Gabriel 25/05/2022
Economia doméstica do fim do mundo
O passado do universo de Oryx e Crake é constrangedoramente semelhante ao nosso futuro. Corporações são estados-nações e fazem sua vontade soberana, procedimentos estéticos desumanizantes sendo cobiçados como requintes sexuais e qualquer tentativa holística de escapar dessa realidade não passa de mero reforço dessa condição, podendo parcelar em várias vezes. Mas tudo isso o leitor já sabe, dado que este é o terceiro livro da série. Portanto, o que nos convida a leitura é menos os porquês e mais o adiante, narrando imediatamente após o conflito que encerrou o segundo livro onde o grupo de Toby - a única narradora dos últimos livros que preserva seu posto e relevância - conseguiu imobilizar um grupo de ex-painballers, uma espécie de jogo de sobrevivência para entreter o público e tornar criminosos violentos em criaturas ainda mais monstruosas e psicopatas.
Os homens são liberados pelo descuido dos Crakers, humanoides artificiais de pele colorida e intocados por qualquer senso de malícia, causando assim o conflito central do terceiro livro. Enquanto essa insegurança suspensa no ar de que os painballers podem atacar o acampamento – e, tecnicamente, novo epicentro da humanidade, da mistura que surgiu entre os Jardineiros e os Cientistas sequestrados por Crake -, o Homem das Neves segue convalescente, portanto a obrigação de tecer histórias para os Crakers fica a cargo de Toby, a contragosto.
Novamente, a trama discorre por duas linhas do tempo distintas, acompanhando a tensão e os desafios daquela vida comunitária nas ruínas do mundo, onde as raízes das árvores rapidamente já rompem o asfalto e quimeras animalescas podem atacar de qualquer direção e em qualquer formato, e passeando pela fantasia que Toby elabora para os Crakers com os relatos que ela mesma vai recebendo de Zeb. O que era o personagem mais interessante do segundo livro causa uma sensação conflituosa nesse. Zeb é um homem rancoroso, magoado e grosseiro que tenta verter toda gentileza que conhece para Toby enquanto ambos engajam num relacionamento. Sua história nos concede uma nova perspectiva das dinâmicas sociais e morais que coordenavam a sociedade antes de sua aniquilação, mostrando, sem maneirar no pessimismo, um passeio por inúmeras locações onde é impossível encontrar empatia, carinho humano ou alívio. Mesmo as relações que se estabelecem entre personagens são repletas de mentira, aflição e desconforto. É como se o próprio indivíduo mundano já tivesse se misturado de modo indissociável dos dejetos que produz e não fosse mais uma saída viável para o desgosto de viver em comunidade.
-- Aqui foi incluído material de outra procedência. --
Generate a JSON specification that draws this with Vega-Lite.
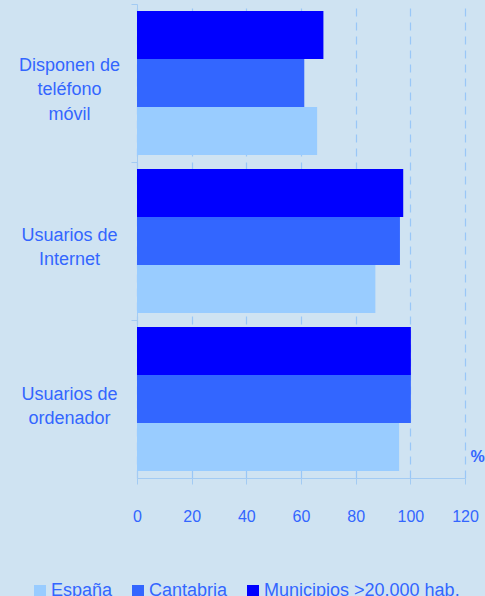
{
  "$schema": "https://vega.github.io/schema/vega-lite/v6.json",
  "autosize": "none",
  "width": 328,
  "height": 474,
  "padding": {"left": 137, "top": 4, "right": 20, "bottom": 118},
  "background": "#cfe3f2",
  "config": {
    "view": {"stroke": null},
    "font": "Liberation Sans"
  },
  "data": {
    "values": [
      {"categoria": "Disponen de teléfono móvil", "serie": "Municipios >20.000 hab.", "valor": 68.2},
      {"categoria": "Disponen de teléfono móvil", "serie": "Cantabria", "valor": 61.2},
      {"categoria": "Disponen de teléfono móvil", "serie": "España", "valor": 65.9},
      {"categoria": "Usuarios de Internet", "serie": "Municipios >20.000 hab.", "valor": 97.4},
      {"categoria": "Usuarios de Internet", "serie": "Cantabria", "valor": 96.2},
      {"categoria": "Usuarios de Internet", "serie": "España", "valor": 87.2},
      {"categoria": "Usuarios de ordenador", "serie": "Municipios >20.000 hab.", "valor": 100.2},
      {"categoria": "Usuarios de ordenador", "serie": "Cantabria", "valor": 100.2},
      {"categoria": "Usuarios de ordenador", "serie": "España", "valor": 95.9}
    ]
  },
  "mark": {"type": "bar"},
  "encoding": {
    "y": {
      "field": "categoria",
      "type": "nominal",
      "sort": null,
      "scale": {"paddingInner": 0.0886, "paddingOuter": 0.0443},
      "axis": {
        "title": null,
        "domainColor": "#a3cbf3",
        "tickColor": "#a3cbf3",
        "tickOffset": -79,
        "tickSize": 6,
        "labelAlign": "center",
        "labelBaseline": "middle",
        "labelPadding": 62,
        "labelOffset": {
          "condition": [
            {"test": "datum.value == 'Disponen de teléfono móvil'", "value": 61},
            {"test": "datum.value == 'Usuarios de Internet'", "value": 73}
          ],
          "value": 74
        },
        "labelFontSize": 18,
        "labelLineHeight": 24.5,
        "labelColor": "#3366ff",
        "labelExpr": "datum.value == 'Disponen de teléfono móvil' ? ['Disponen de', 'teléfono', 'móvil'] : datum.value == 'Usuarios de Internet' ? ['Usuarios de', 'Internet'] : ['Usuarios de', 'ordenador']"
      }
    },
    "yOffset": {
      "field": "serie",
      "type": "nominal",
      "sort": ["Municipios >20.000 hab.", "Cantabria", "España"],
      "scale": {"paddingInner": 0, "paddingOuter": 0}
    },
    "x": {
      "field": "valor",
      "type": "quantitative",
      "scale": {"domain": [0, 120], "nice": false},
      "axis": {
        "values": [0, 20, 40, 60, 80, 100, 120],
        "title": "%",
        "titleX": 340,
        "titleY": -22,
        "titleAngle": 0,
        "titleAlign": "center",
        "titleBaseline": "middle",
        "titleFontSize": 16,
        "titleFontWeight": "bold",
        "titleColor": "#3366ff",
        "domainColor": "#a3cbf3",
        "tickColor": "#a3cbf3",
        "tickSize": 6,
        "grid": true,
        "gridColor": "#99c7f7",
        "gridDash": [8, 6],
        "gridWidth": 1.2,
        "labelFontSize": 16,
        "labelColor": "#3366ff",
        "labelPadding": 24,
        "labelBaseline": "top",
        "labelFlush": false
      }
    },
    "color": {
      "field": "serie",
      "type": "nominal",
      "scale": {
        "domain": ["España", "Cantabria", "Municipios >20.000 hab."],
        "range": ["#99ccff", "#3366ff", "#0000ff"]
      },
      "legend": {
        "title": null,
        "orient": "none",
        "direction": "horizontal",
        "legendX": -106,
        "legendY": 578,
        "padding": 0,
        "symbolType": "square",
        "symbolSize": 144,
        "symbolStrokeWidth": 0,
        "symbolOpacity": 1,
        "labelFontSize": 18,
        "labelColor": "#3366ff",
        "labelOffset": 2,
        "columnPadding": 16,
        "labelLimit": 300
      }
    }
  }
}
O único respiro de afeto que Zeb temem sua jornada é através de seu irmão mais velho e [*****]mplice, Adão. Ambos eram herdeiros de uma fraude religiosa que escolheu o óleo como objeto de veneração e, portanto, tinham de se esconder permanentemente do faro do pai, um empreendedor da fé alheia.
Apesar de o livro expandir ainda mais o mundo iniciado em Oryx e Crake, sua construção tem certos tropeços e pendências pouco harmoniosas com o que vinha sendo construído. Jimmy e Ren, outros narradores, são menos que coadjuvantes aqui. O principal obstáculo dos personagens no presente é renegado às últimas páginas e com pouca construção ou recompensa, enquanto a história do passado ocupa tempo demais sem exercer muita importância no subtexto, estando ali mais para preencher lacunas dispersas – que não precisavam necessariamente de resposta – do que coincidir com o que está sendo dito no livro.
O histórico de Zeb importa porque acompanhamos a história através de Toby, que está apaixonada por ele, mas mesmo esse romance não parece ser conforto para ninguém ali. Imediatamente depois de conquistar seu interesse amoroso, Toby passa muitas páginas apenas refletindo sobre como outra das mulheres do acampamento, Fox, é fútil, ardilosa e vulgar. Sua insegurança toma conta e ela gasta um bom tempo sendo remoída pelo medo de Zeb traí-la com esta mulher tão sexual e imprópria. O livro tem umas percepções tão repentinamente misóginas de como se narrar mulheres que é estranho mesmo se o leitor apenas estiver convencido que essa é a perspectiva única e fragilizada da narradora, porque não parece que Toby seria assim. Contradições são bem-vindas em personagens, mas a falta de controle sobre as nuances desse dilema torna boa parte de Maddadão a leitura com menos consistência dos três livros, talvez uma delação do próprio esgotamento dessa história, ainda que consiga produzir poucos momentos de genuína sensibilidade humana entre seres improváveis – humanos e quase – incumbidos do futuro da espécie.